By Andrew Rettman
Serbia will have to dissolve its new free-trade pact with Russia’s Eurasian Economic Union (EEU) when it joins the EU, the European Commission has said.
“A free-trade agreement between Serbia and Russia is in place since 2000. We understand that this agreement is to be extended to the Eurasian Economic Union,” an EU spokesperson told EUobserver on Tuesday (27 August).
“Serbia can enter into agreements with other countries or organisations before the country’s EU accession,” the spokesperson said.
But “in the context of its EU accession negotiations, Serbia committed to withdrawing from all bilateral free-trade agreements on the day of its accession to the EU,” the spokesperson added.
The EU commission clarified Serbia’s obligations one day after Russia’s ambassador in Belgrade, Alexander Botsan-Kharchenko, announced that Serbia would sign the EEU trade accord on 25 October.
The pact would “give new quality to future cooperation” between Serbia and the Eurasian bloc, Botsan-Kharchenko said after meeting Serb president Aleksandr Vucic.

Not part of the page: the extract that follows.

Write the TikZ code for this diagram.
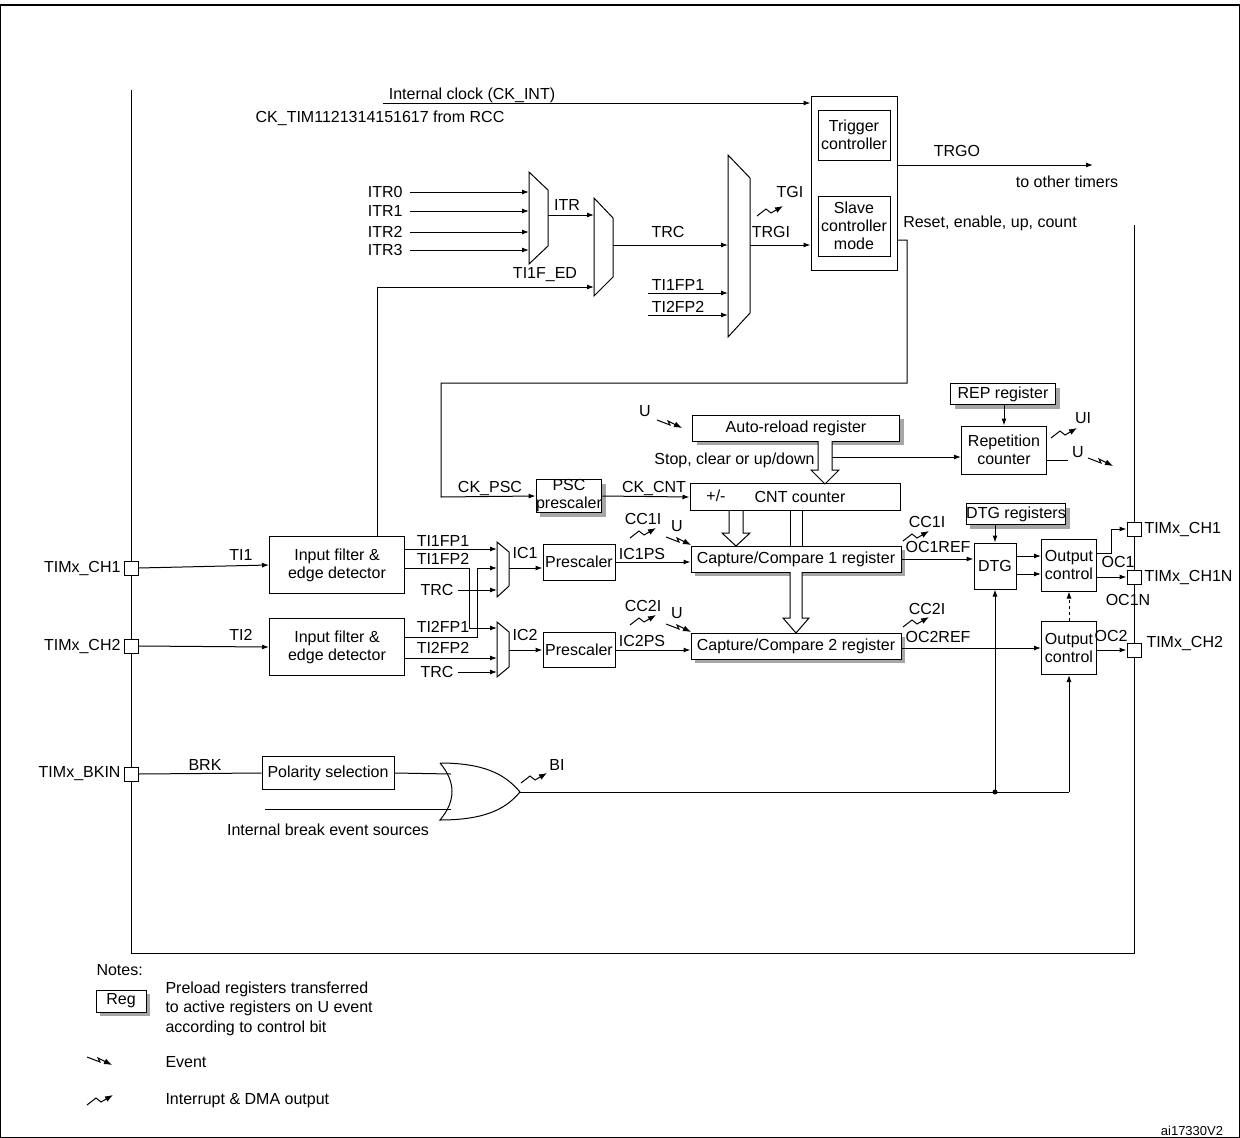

The Serbian embassy to the EU could not be contacted for comment.
EU foreign ministers might discuss the EEU deal amid other issues when they meet their Western Balkans counterparts in Helsinki later this week.

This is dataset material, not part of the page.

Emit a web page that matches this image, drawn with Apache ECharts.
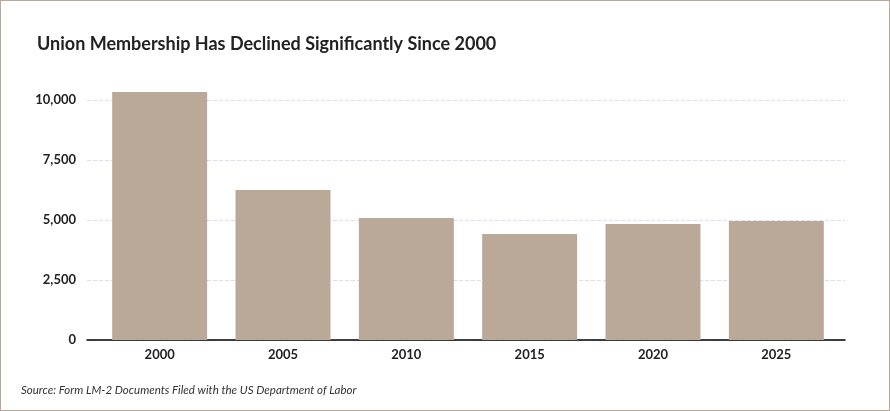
<!DOCTYPE html>
<html>
<head>
<meta charset="utf-8">
<script src="https://cdn.jsdelivr.net/npm/echarts@6/dist/echarts.min.js"></script>
<style>
  html, body { margin: 0; padding: 0; background: #fff; }
  #main { width: 888px; height: 409px; border: 1px solid #b9a898; }
</style>
</head>
<body>
<div id="main"></div>
<script>
// values
const years = ['2000', '2005', '2010', '2015', '2020', '2025'];
const members = [10330, 6250, 5080, 4420, 4830, 4960];
const yTicks = [0, 2500, 5000, 7500, 10000];

const font = 'Lato, "Noto Sans", sans-serif';
const labelStyle = { fontFamily: font, fontSize: 13, fontWeight: 'bold', color: '#222' };

let myChart = echarts.init(document.getElementById('main'));
let option = {
    animation: false,
    title: [{
        text: 'Union Membership Has Declined Significantly Since 2000',
        left: 31,
        top: 29,
        textStyle: { fontFamily: font, fontSize: 18, fontWeight: 'bold', color: '#222' }
    }, {
        text: 'Source: Form LM-2 Documents Filed with the US Department of Labor',
        left: 15,
        top: 378,
        textStyle: { fontFamily: font, fontSize: 11.5, fontStyle: 'italic', fontWeight: 'normal', color: '#333' }
    }],
    // grid 0 carries the gridlines and axis line, grid 1 the bars
    grid: [
        { left: 86, right: 44, top: 99, bottom: 70 },
        { left: 97, right: 51, top: 99, bottom: 70 }
    ],
    xAxis: [{
        type: 'category',
        gridIndex: 0,
        data: years,
        axisTick: { show: false },
        axisLabel: { show: false },
        axisLine: { lineStyle: { color: '#000', width: 1.5 } }
    }, {
        type: 'category',
        gridIndex: 1,
        data: years,
        axisTick: { show: false },
        axisLine: { show: false },
        axisLabel: Object.assign({ margin: 8 }, labelStyle)
    }],
    yAxis: [{
        type: 'value',
        gridIndex: 0,
        min: 0,
        max: 10000,
        interval: 2500,
        axisLine: { show: false },
        axisTick: { show: false },
        axisLabel: Object.assign({
            margin: 11,
            formatter: v => yTicks.includes(v) ? v.toLocaleString('en-US') : ''
        }, labelStyle),
        splitLine: { lineStyle: { color: '#d9e0ec', type: 'dashed' } }
    }, {
        type: 'value',
        gridIndex: 1,
        min: 0,
        max: 10000,
        interval: 2500,
        show: false,
        splitLine: { show: false }
    }],
    series: [{
        type: 'bar',
        xAxisIndex: 1,
        yAxisIndex: 1,
        data: members,
        barWidth: '77%',
        clip: false,
        z: 1,
        itemStyle: { color: '#baa899' }
    }]
};
myChart.setOption(option);
</script>
</body>
</html>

But the European Parliament echoed the commission line.
“The text of the free trade agreement [with Russia’s bloc] should … include an exit clause, which guarantees that Serbia can retract the agreement by the date of its final accession to the EU,” David McAllister, a German centre-right MEP who chairs the EU parliament’s foreign affairs committee, also told EUobserver on Tuesday.
McAllister met Vucic in Belgrade the same day the Serbian president held talks with the Russian ambassador.
The MEP and Vucic did not discuss the Eurasian pact, but Vucic reiterated his “support” for “the European path of Serbia” when they spoke.
Serbia began EU accession talks five years ago and aims to join by 2025.
Its historical and cultural ties to Russia go back centuries, however.
Unlike most other EU hopefuls, it does not want to join Nato, buys Russian arms, and boycotts many EU foreign policy decisions, including Europe’s monumental Russia sanctions.
Russia created the EEU in 2015 to counter EU expansion.
It includes Armenia, Belarus, Kazakhstan, and Kyrgyzstan.
The Eurasian club has also been mythologised as a fortress of orthodox values by Russian propaganda amid competition for influence in the former Iron Curtain region
“This [the Serbian trade pact] is a significant event,” Botsan-Kharchenko, the Russian ambassador, said in previous remarks on the move.
The deal gave Serbia access to an EEU market of 182m people worth $1.9 trillion [€1.7 trillion], he added.
He did not mention that Serbia already has free-trade pacts, which it will also have to dissolve, with Belarus and Kazakhstan as well as Russia, making its EEU gesture even more symbolic.
For its part, the EU is a liberal market of 513m people worth €16.9 trillion in the geopolitical beauty contest.
“The EU remains Serbia’s most important trade partner, covering 63 percent of total trade, with very good dynamics of growth. Trade with Russia is less than 10 percent of Serbia’s total trade,” the EU spokesperson said on Tuesday.
But the number of Serbians who want to join the EU is just 53 percent despite its economic shine, according to a poll by the country’s European integration ministry in July.